**Work to be completed:** Would you quote the material below in full and unchanged?

**Data shown:**
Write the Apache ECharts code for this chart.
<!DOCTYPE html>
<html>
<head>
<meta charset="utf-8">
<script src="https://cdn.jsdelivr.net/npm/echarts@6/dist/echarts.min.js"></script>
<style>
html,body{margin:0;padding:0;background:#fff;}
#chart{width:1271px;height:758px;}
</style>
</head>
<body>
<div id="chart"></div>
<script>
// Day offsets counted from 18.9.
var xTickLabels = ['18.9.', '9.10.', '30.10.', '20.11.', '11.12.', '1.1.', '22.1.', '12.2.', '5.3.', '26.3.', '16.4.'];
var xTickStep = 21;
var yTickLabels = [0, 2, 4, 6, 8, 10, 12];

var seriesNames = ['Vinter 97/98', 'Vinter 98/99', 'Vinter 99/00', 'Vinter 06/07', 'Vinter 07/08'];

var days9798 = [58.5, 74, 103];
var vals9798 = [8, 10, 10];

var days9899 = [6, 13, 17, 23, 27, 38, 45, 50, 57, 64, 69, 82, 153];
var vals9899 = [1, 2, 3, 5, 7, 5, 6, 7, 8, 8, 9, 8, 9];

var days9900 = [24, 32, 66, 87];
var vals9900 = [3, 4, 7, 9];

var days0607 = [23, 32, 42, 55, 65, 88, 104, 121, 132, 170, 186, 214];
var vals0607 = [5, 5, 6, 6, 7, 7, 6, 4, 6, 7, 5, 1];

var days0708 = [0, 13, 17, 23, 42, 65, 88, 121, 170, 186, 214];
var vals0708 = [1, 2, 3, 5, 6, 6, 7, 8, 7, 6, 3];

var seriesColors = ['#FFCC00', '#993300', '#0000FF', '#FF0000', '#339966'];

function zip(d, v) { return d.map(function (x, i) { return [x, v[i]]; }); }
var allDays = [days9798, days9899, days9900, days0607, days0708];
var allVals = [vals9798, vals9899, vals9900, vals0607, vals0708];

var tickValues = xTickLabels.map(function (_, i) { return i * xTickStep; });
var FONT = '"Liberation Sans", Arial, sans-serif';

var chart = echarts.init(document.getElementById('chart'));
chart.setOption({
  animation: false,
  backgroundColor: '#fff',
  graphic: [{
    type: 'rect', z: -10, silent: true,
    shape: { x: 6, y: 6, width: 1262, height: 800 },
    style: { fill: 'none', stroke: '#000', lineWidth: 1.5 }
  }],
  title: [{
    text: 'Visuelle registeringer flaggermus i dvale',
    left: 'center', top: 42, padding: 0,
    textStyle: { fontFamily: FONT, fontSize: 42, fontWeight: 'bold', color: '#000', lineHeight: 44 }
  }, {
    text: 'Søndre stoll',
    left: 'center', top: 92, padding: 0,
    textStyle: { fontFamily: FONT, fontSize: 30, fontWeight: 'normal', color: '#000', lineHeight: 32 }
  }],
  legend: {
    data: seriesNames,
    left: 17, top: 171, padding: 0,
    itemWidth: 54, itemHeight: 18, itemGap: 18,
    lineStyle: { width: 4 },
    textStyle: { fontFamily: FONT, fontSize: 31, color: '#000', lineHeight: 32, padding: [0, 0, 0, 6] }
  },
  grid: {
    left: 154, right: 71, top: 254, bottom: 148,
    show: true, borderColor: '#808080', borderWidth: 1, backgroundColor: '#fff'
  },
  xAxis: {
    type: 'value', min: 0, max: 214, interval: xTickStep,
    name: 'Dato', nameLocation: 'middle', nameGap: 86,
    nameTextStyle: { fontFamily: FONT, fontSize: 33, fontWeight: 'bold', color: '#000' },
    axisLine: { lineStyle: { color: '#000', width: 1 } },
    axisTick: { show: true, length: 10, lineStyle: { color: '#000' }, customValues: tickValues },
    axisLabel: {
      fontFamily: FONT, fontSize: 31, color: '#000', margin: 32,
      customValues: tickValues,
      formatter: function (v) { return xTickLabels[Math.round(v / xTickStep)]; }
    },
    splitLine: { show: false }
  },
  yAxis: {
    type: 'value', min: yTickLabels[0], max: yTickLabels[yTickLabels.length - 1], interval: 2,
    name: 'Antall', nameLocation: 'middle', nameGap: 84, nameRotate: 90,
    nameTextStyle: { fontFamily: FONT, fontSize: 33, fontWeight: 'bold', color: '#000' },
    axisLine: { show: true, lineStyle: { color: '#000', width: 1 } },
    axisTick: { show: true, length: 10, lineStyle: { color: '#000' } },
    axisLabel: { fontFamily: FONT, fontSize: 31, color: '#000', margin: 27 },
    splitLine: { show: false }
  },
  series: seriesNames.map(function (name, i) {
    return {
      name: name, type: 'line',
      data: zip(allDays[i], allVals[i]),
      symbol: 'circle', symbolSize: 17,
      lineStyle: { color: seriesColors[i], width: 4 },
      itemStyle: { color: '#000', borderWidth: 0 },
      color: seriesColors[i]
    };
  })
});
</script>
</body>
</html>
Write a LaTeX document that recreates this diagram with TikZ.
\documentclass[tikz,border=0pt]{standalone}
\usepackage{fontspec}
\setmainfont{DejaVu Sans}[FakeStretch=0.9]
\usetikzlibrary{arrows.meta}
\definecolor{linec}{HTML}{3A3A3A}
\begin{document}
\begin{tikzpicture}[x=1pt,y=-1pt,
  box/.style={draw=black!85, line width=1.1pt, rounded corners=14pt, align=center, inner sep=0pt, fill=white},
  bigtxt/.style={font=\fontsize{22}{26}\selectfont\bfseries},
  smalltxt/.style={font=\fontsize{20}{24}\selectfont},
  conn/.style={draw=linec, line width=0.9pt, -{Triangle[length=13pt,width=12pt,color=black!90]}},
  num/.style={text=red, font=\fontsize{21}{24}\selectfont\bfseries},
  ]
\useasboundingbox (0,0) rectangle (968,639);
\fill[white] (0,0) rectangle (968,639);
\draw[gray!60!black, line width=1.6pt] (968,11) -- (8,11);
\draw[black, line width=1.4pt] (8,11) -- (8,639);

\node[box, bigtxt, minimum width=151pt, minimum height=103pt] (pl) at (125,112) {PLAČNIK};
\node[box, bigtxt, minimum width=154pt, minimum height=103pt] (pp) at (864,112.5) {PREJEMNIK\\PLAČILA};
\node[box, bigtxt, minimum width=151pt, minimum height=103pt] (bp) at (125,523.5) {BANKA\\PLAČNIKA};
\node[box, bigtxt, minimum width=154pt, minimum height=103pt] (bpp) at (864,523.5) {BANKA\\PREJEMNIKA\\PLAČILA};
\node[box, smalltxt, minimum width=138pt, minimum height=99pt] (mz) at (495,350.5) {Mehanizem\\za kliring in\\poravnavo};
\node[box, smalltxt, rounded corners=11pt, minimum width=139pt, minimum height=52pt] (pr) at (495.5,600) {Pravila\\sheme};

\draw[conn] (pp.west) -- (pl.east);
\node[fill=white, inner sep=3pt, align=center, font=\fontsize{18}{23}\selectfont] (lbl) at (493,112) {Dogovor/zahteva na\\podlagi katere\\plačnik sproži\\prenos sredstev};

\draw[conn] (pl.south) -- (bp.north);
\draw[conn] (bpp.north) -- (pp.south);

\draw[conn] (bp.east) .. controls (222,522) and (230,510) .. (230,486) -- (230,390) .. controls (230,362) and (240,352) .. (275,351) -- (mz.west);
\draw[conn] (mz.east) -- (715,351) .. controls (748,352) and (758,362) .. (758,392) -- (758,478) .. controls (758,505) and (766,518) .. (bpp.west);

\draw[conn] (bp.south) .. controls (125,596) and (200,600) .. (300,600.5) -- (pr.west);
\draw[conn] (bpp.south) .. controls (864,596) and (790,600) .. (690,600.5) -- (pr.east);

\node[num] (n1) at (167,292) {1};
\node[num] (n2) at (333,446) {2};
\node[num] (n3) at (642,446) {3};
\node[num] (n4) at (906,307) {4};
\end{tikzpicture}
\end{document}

**Solution to this problem:**
Write the Apache ECharts code for this chart.
<!DOCTYPE html>
<html>
<head>
<meta charset="utf-8">
<script src="https://cdn.jsdelivr.net/npm/echarts@6/dist/echarts.min.js"></script>
<style>
html,body{margin:0;padding:0;background:#fff;}
#chart{width:1271px;height:758px;}
</style>
</head>
<body>
<div id="chart"></div>
<script>
// Day offsets counted from 18.9.
var xTickLabels = ['18.9.', '9.10.', '30.10.', '20.11.', '11.12.', '1.1.', '22.1.', '12.2.', '5.3.', '26.3.', '16.4.'];
var xTickStep = 21;
var yTickLabels = [0, 2, 4, 6, 8, 10, 12];

var seriesNames = ['Vinter 97/98', 'Vinter 98/99', 'Vinter 99/00', 'Vinter 06/07', 'Vinter 07/08'];

var days9798 = [58.5, 74, 103];
var vals9798 = [8, 10, 10];

var days9899 = [6, 13, 17, 23, 27, 38, 45, 50, 57, 64, 69, 82, 153];
var vals9899 = [1, 2, 3, 5, 7, 5, 6, 7, 8, 8, 9, 8, 9];

var days9900 = [24, 32, 66, 87];
var vals9900 = [3, 4, 7, 9];

var days0607 = [23, 32, 42, 55, 65, 88, 104, 121, 132, 170, 186, 214];
var vals0607 = [5, 5, 6, 6, 7, 7, 6, 4, 6, 7, 5, 1];

var days0708 = [0, 13, 17, 23, 42, 65, 88, 121, 170, 186, 214];
var vals0708 = [1, 2, 3, 5, 6, 6, 7, 8, 7, 6, 3];

var seriesColors = ['#FFCC00', '#993300', '#0000FF', '#FF0000', '#339966'];

function zip(d, v) { return d.map(function (x, i) { return [x, v[i]]; }); }
var allDays = [days9798, days9899, days9900, days0607, days0708];
var allVals = [vals9798, vals9899, vals9900, vals0607, vals0708];

var tickValues = xTickLabels.map(function (_, i) { return i * xTickStep; });
var FONT = '"Liberation Sans", Arial, sans-serif';

var chart = echarts.init(document.getElementById('chart'));
chart.setOption({
  animation: false,
  backgroundColor: '#fff',
  graphic: [{
    type: 'rect', z: -10, silent: true,
    shape: { x: 6, y: 6, width: 1262, height: 800 },
    style: { fill: 'none', stroke: '#000', lineWidth: 1.5 }
  }],
  title: [{
    text: 'Visuelle registeringer flaggermus i dvale',
    left: 'center', top: 42, padding: 0,
    textStyle: { fontFamily: FONT, fontSize: 42, fontWeight: 'bold', color: '#000', lineHeight: 44 }
  }, {
    text: 'Søndre stoll',
    left: 'center', top: 92, padding: 0,
    textStyle: { fontFamily: FONT, fontSize: 30, fontWeight: 'normal', color: '#000', lineHeight: 32 }
  }],
  legend: {
    data: seriesNames,
    left: 17, top: 171, padding: 0,
    itemWidth: 54, itemHeight: 18, itemGap: 18,
    lineStyle: { width: 4 },
    textStyle: { fontFamily: FONT, fontSize: 31, color: '#000', lineHeight: 32, padding: [0, 0, 0, 6] }
  },
  grid: {
    left: 154, right: 71, top: 254, bottom: 148,
    show: true, borderColor: '#808080', borderWidth: 1, backgroundColor: '#fff'
  },
  xAxis: {
    type: 'value', min: 0, max: 214, interval: xTickStep,
    name: 'Dato', nameLocation: 'middle', nameGap: 86,
    nameTextStyle: { fontFamily: FONT, fontSize: 33, fontWeight: 'bold', color: '#000' },
    axisLine: { lineStyle: { color: '#000', width: 1 } },
    axisTick: { show: true, length: 10, lineStyle: { color: '#000' }, customValues: tickValues },
    axisLabel: {
      fontFamily: FONT, fontSize: 31, color: '#000', margin: 32,
      customValues: tickValues,
      formatter: function (v) { return xTickLabels[Math.round(v / xTickStep)]; }
    },
    splitLine: { show: false }
  },
  yAxis: {
    type: 'value', min: yTickLabels[0], max: yTickLabels[yTickLabels.length - 1], interval: 2,
    name: 'Antall', nameLocation: 'middle', nameGap: 84, nameRotate: 90,
    nameTextStyle: { fontFamily: FONT, fontSize: 33, fontWeight: 'bold', color: '#000' },
    axisLine: { show: true, lineStyle: { color: '#000', width: 1 } },
    axisTick: { show: true, length: 10, lineStyle: { color: '#000' } },
    axisLabel: { fontFamily: FONT, fontSize: 31, color: '#000', margin: 27 },
    splitLine: { show: false }
  },
  series: seriesNames.map(function (name, i) {
    return {
      name: name, type: 'line',
      data: zip(allDays[i], allVals[i]),
      symbol: 'circle', symbolSize: 17,
      lineStyle: { color: seriesColors[i], width: 4 },
      itemStyle: { color: '#000', borderWidth: 0 },
      color: seriesColors[i]
    };
  })
});
</script>
</body>
</html>
Write a LaTeX document that recreates this diagram with TikZ.
\documentclass[tikz,border=0pt]{standalone}
\usepackage{fontspec}
\setmainfont{DejaVu Sans}[FakeStretch=0.9]
\usetikzlibrary{arrows.meta}
\definecolor{linec}{HTML}{3A3A3A}
\begin{document}
\begin{tikzpicture}[x=1pt,y=-1pt,
  box/.style={draw=black!85, line width=1.1pt, rounded corners=14pt, align=center, inner sep=0pt, fill=white},
  bigtxt/.style={font=\fontsize{22}{26}\selectfont\bfseries},
  smalltxt/.style={font=\fontsize{20}{24}\selectfont},
  conn/.style={draw=linec, line width=0.9pt, -{Triangle[length=13pt,width=12pt,color=black!90]}},
  num/.style={text=red, font=\fontsize{21}{24}\selectfont\bfseries},
  ]
\useasboundingbox (0,0) rectangle (968,639);
\fill[white] (0,0) rectangle (968,639);
\draw[gray!60!black, line width=1.6pt] (968,11) -- (8,11);
\draw[black, line width=1.4pt] (8,11) -- (8,639);

\node[box, bigtxt, minimum width=151pt, minimum height=103pt] (pl) at (125,112) {PLAČNIK};
\node[box, bigtxt, minimum width=154pt, minimum height=103pt] (pp) at (864,112.5) {PREJEMNIK\\PLAČILA};
\node[box, bigtxt, minimum width=151pt, minimum height=103pt] (bp) at (125,523.5) {BANKA\\PLAČNIKA};
\node[box, bigtxt, minimum width=154pt, minimum height=103pt] (bpp) at (864,523.5) {BANKA\\PREJEMNIKA\\PLAČILA};
\node[box, smalltxt, minimum width=138pt, minimum height=99pt] (mz) at (495,350.5) {Mehanizem\\za kliring in\\poravnavo};
\node[box, smalltxt, rounded corners=11pt, minimum width=139pt, minimum height=52pt] (pr) at (495.5,600) {Pravila\\sheme};

\draw[conn] (pp.west) -- (pl.east);
\node[fill=white, inner sep=3pt, align=center, font=\fontsize{18}{23}\selectfont] (lbl) at (493,112) {Dogovor/zahteva na\\podlagi katere\\plačnik sproži\\prenos sredstev};

\draw[conn] (pl.south) -- (bp.north);
\draw[conn] (bpp.north) -- (pp.south);

\draw[conn] (bp.east) .. controls (222,522) and (230,510) .. (230,486) -- (230,390) .. controls (230,362) and (240,352) .. (275,351) -- (mz.west);
\draw[conn] (mz.east) -- (715,351) .. controls (748,352) and (758,362) .. (758,392) -- (758,478) .. controls (758,505) and (766,518) .. (bpp.west);

\draw[conn] (bp.south) .. controls (125,596) and (200,600) .. (300,600.5) -- (pr.west);
\draw[conn] (bpp.south) .. controls (864,596) and (790,600) .. (690,600.5) -- (pr.east);

\node[num] (n1) at (167,292) {1};
\node[num] (n2) at (333,446) {2};
\node[num] (n3) at (642,446) {3};
\node[num] (n4) at (906,307) {4};
\end{tikzpicture}
\end{document}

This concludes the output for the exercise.